In questo passaggio, il pensiero critico diventa l’arte di sostare. Fermarsi un istante prima di condividere, chiedersi da dove viene un’informazione, che intenzione porta con sé, a quali emozioni fa appello. Diventa anche l’arte di interrogare l’IA, di non prenderla come un oracolo, ma come un interlocutore: chiedere il perché, confrontare le fonti, riconoscere i limiti. In fondo, l’educazione al pensiero critico non ha mai significato accumulare nozioni, ma imparare a coltivare il dubbio.

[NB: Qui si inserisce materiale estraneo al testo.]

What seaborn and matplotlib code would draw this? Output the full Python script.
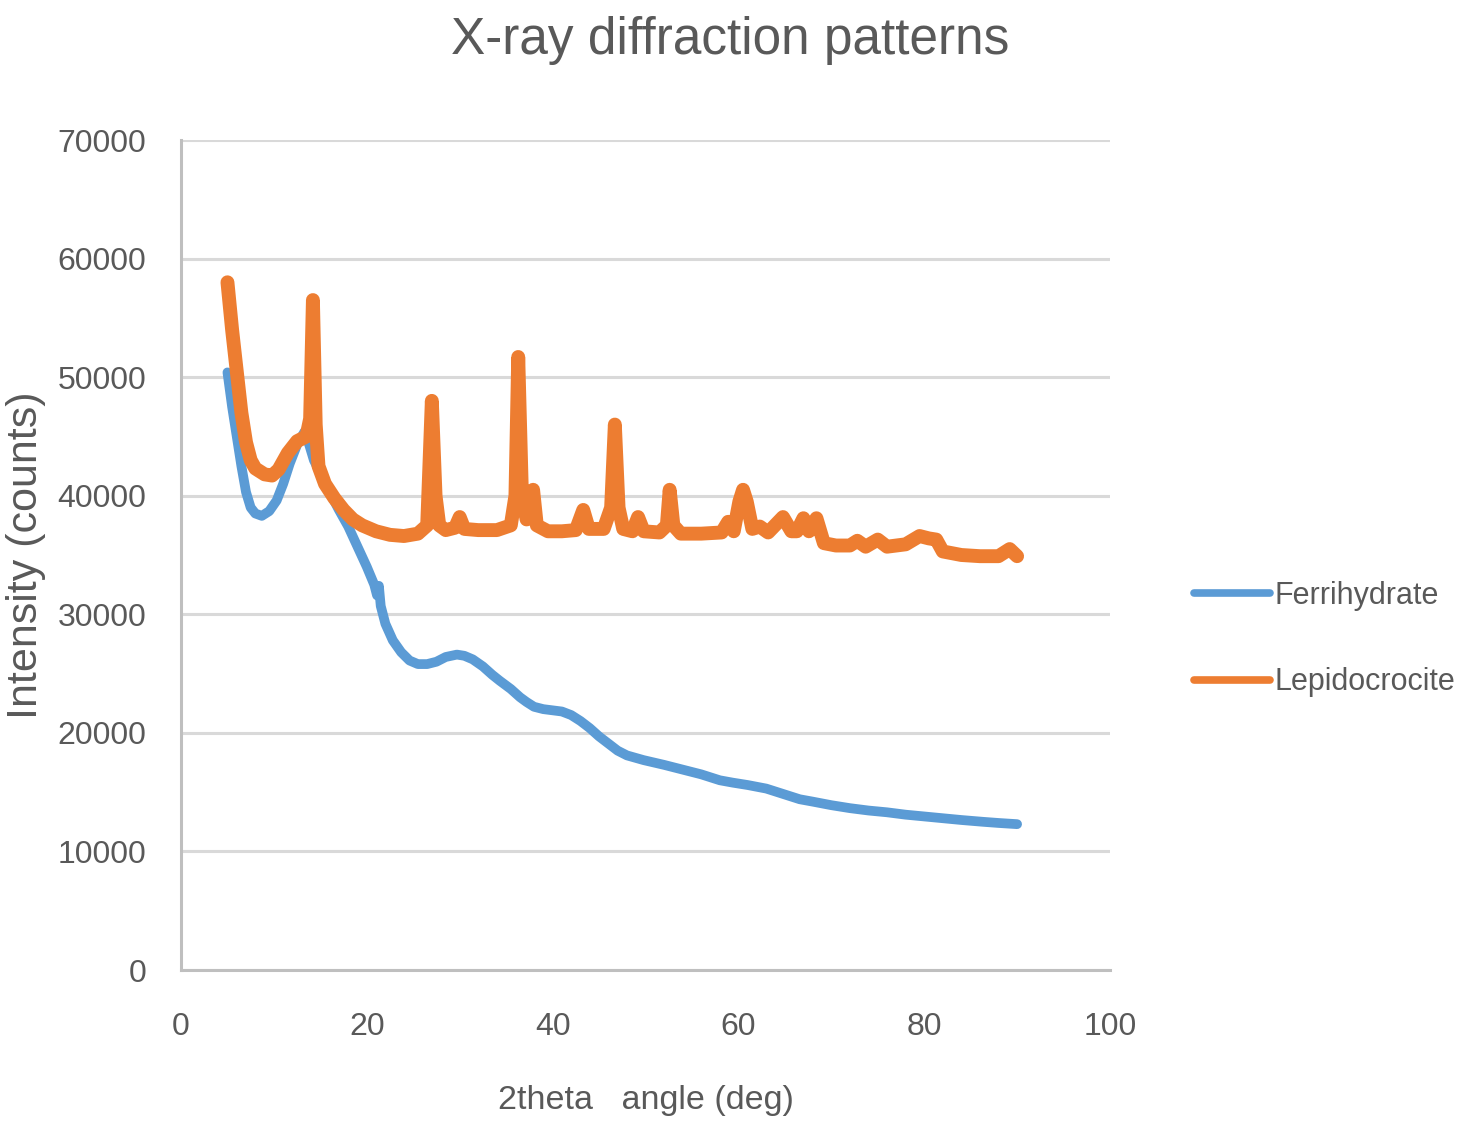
import matplotlib
matplotlib.use("Agg")
import matplotlib.pyplot as plt
import seaborn as sns
import pandas as pd

# Ferrihydrate pattern: 2theta (deg) and intensity (counts)
ferri_2theta = [5.0, 5.5, 6.0, 6.5, 7.0, 7.5, 8.0, 8.7, 9.5, 10.3, 11.0, 11.7,
                12.5, 13.3, 13.8, 14.3, 15.0, 16.0, 17.0, 18.0, 19.0, 20.0,
                20.8, 21.1, 21.3, 21.5, 22.0, 22.8, 23.7, 24.6, 25.5, 26.5,
                27.5, 28.5, 29.7, 30.5, 31.4, 32.5, 33.5, 34.3, 35.5, 36.5,
                37.2, 38.0, 39.0, 40.0, 41.0, 42.0, 43.0, 44.0, 45.0, 46.0,
                47.0, 48.0, 49.8, 52.0, 54.0, 56.0, 58.0, 59.4, 61.0, 63.0,
                65.0, 66.6, 68.0, 70.0, 72.0, 74.0, 76.0, 78.0, 80.0, 82.0,
                84.0, 86.3, 88.0, 90.0]
ferri_counts = [50400, 47500, 45000, 42500, 40300, 39000, 38500, 38300, 38700,
                39600, 41000, 42700, 44300, 45400, 44300, 43000, 41900, 40300,
                38800, 37400, 35700, 34000, 32500, 31600, 32400, 30700, 29200,
                27800, 26800, 26100, 25800, 25800, 26000, 26400, 26600, 26500,
                26200, 25600, 24900, 24400, 23700, 23000, 22600, 22200, 22000,
                21900, 21800, 21500, 21000, 20400, 19700, 19100, 18500, 18100,
                17700, 17300, 16900, 16500, 16000, 15800, 15600, 15300, 14800,
                14400, 14200, 13900, 13650, 13450, 13300, 13100, 12950, 12800,
                12650, 12500, 12400, 12300]

# Lepidocrocite pattern: 2theta (deg) and intensity (counts)
lepido_2theta = [5.0, 5.5, 6.0, 6.5, 7.0, 7.5, 8.0, 9.0, 9.8, 10.5, 11.5, 12.5,
                 13.5, 13.9, 14.2, 14.5, 14.8, 15.5, 16.5, 17.5, 18.5, 19.5,
                 21.0, 22.5, 24.0, 25.5, 26.5, 27.0, 27.4, 27.8, 28.5, 29.5,
                 30.0, 30.5, 32.0, 34.0, 35.5, 36.0, 36.3, 36.7, 37.2, 37.6,
                 37.9, 38.3, 39.5, 41.0, 42.5, 43.3, 43.9, 45.5, 46.3, 46.7,
                 47.1, 47.6, 48.6, 49.2, 49.8, 51.5, 52.3, 52.6, 53.0, 53.8,
                 56.0, 58.2, 58.9, 59.5, 60.1, 60.5, 60.9, 61.5, 62.3, 63.2,
                 64.8, 65.7, 66.3, 67.0, 67.6, 68.4, 69.2, 70.5, 72.0, 72.8,
                 73.7, 75.0, 76.0, 78.0, 79.5, 80.5, 81.3, 82.0, 84.0, 86.0,
                 88.0, 89.2, 90.0]
lepido_counts = [58000, 54000, 50500, 47000, 44500, 43000, 42300, 41800, 41700,
                 42200, 43600, 44600, 45000, 46500, 56500, 46000, 42500, 41000,
                 39800, 38800, 38000, 37500, 37000, 36700, 36600, 36800, 37500,
                 48000, 40000, 37500, 37100, 37300, 38200, 37200, 37100, 37100,
                 37500, 40000, 51700, 40000, 38000, 38200, 40500, 37500, 37000,
                 37000, 37100, 38800, 37200, 37200, 39000, 46000, 39000, 37200,
                 37000, 38200, 37000, 36900, 37500, 40500, 37500, 36800, 36800,
                 36900, 37800, 37000, 39500, 40500, 39500, 37200, 37400, 36900,
                 38200, 37000, 37000, 38100, 37000, 38100, 36000, 35800, 35800,
                 36200, 35700, 36300, 35700, 35900, 36600, 36400, 36300, 35300,
                 35000, 34900, 34900, 35500, 34900]

series_names = ["Ferrihydrate", "Lepidocrocite"]
series_colors = ["#5B9BD5", "#ED7D31"]

x_ticks = [0, 20, 40, 60, 80, 100]
y_ticks = [0, 10000, 20000, 30000, 40000, 50000, 60000, 70000]

df = pd.concat([
    pd.DataFrame({"angle": ferri_2theta, "counts": ferri_counts, "sample": series_names[0]}),
    pd.DataFrame({"angle": lepido_2theta, "counts": lepido_counts, "sample": series_names[1]}),
], ignore_index=True)

sns.set_style("white")
text_color = "#595959"
plt.rcParams["font.family"] = ["Liberation Sans", "DejaVu Sans"]

fig = plt.figure(figsize=(14.75, 11.21), dpi=100)
ax = fig.add_axes([181 / 1475, 1 - 970 / 1121, 929 / 1475, 830 / 1121])

sns.lineplot(data=df, x="angle", y="counts", hue="sample", hue_order=series_names,
             palette=dict(zip(series_names, series_colors)), sort=False,
             estimator=None, ax=ax, legend=False)
ax.lines[0].set_linewidth(7)
ax.lines[1].set_linewidth(10)
for ln in ax.lines:
    ln.set_solid_joinstyle("round")

ax.set_xlim(0, 100)
ax.set_ylim(0, 70000)
ax.set_xticks(x_ticks)
ax.set_yticks(y_ticks)
ax.set_xticklabels([str(v) for v in x_ticks])
ax.set_yticklabels([str(v) for v in y_ticks])
ax.tick_params(axis="both", length=0, labelsize=23, colors=text_color)
ax.tick_params(axis="x", pad=30)
ax.tick_params(axis="y", pad=25)

ax.grid(axis="y", color="#d9d9d9", linewidth=2.2)
ax.grid(axis="x", visible=False)
ax.set_axisbelow(True)
for side in ["top", "right"]:
    ax.spines[side].set_visible(False)
for side in ["left", "bottom"]:
    ax.spines[side].set_color("#bfbfbf")
    ax.spines[side].set_linewidth(2.2)

ax.set_xlabel("2theta   angle (deg)", fontsize=24.5, color=text_color)
ax.set_ylabel("Intensity (counts)", fontsize=31, color=text_color)
ax.xaxis.set_label_coords(0.5, -0.138)
ax.yaxis.set_label_coords(-0.145, 0.5)

fig.suptitle("X-ray diffraction patterns", x=730 / 1475, y=1 - 16 / 1121,
             va="top", fontsize=37, color=text_color)

handles = [plt.Line2D([], [], color=c, linewidth=5.5) for c in series_colors]
fig.legend(handles, series_names, loc="center left",
           bbox_to_anchor=(1194 / 1475, 1 - 639 / 1121), frameon=False,
           fontsize=22, labelcolor=text_color, handlelength=2.5,
           handletextpad=0.15, labelspacing=1.85, borderpad=0, borderaxespad=0)

fig.savefig("out.png", dpi=100)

Forse l’immagine che meglio descrive questa sfida è proprio quella della linea. Una volta era tracciata sul pavimento, ora è sullo schermo. Ma in entrambi i casi, il passo avanti non è mai banale: richiede il coraggio di esporsi, di dichiarare a se stessi e agli altri dove si è e cosa si pensa. Educare al pensiero critico, nell’epoca dello scroll, significa aiutare i giovani a fare quel passo in avanti, a non restare immobili di fronte al flusso, a trasformare la velocità in occasione di coscienza.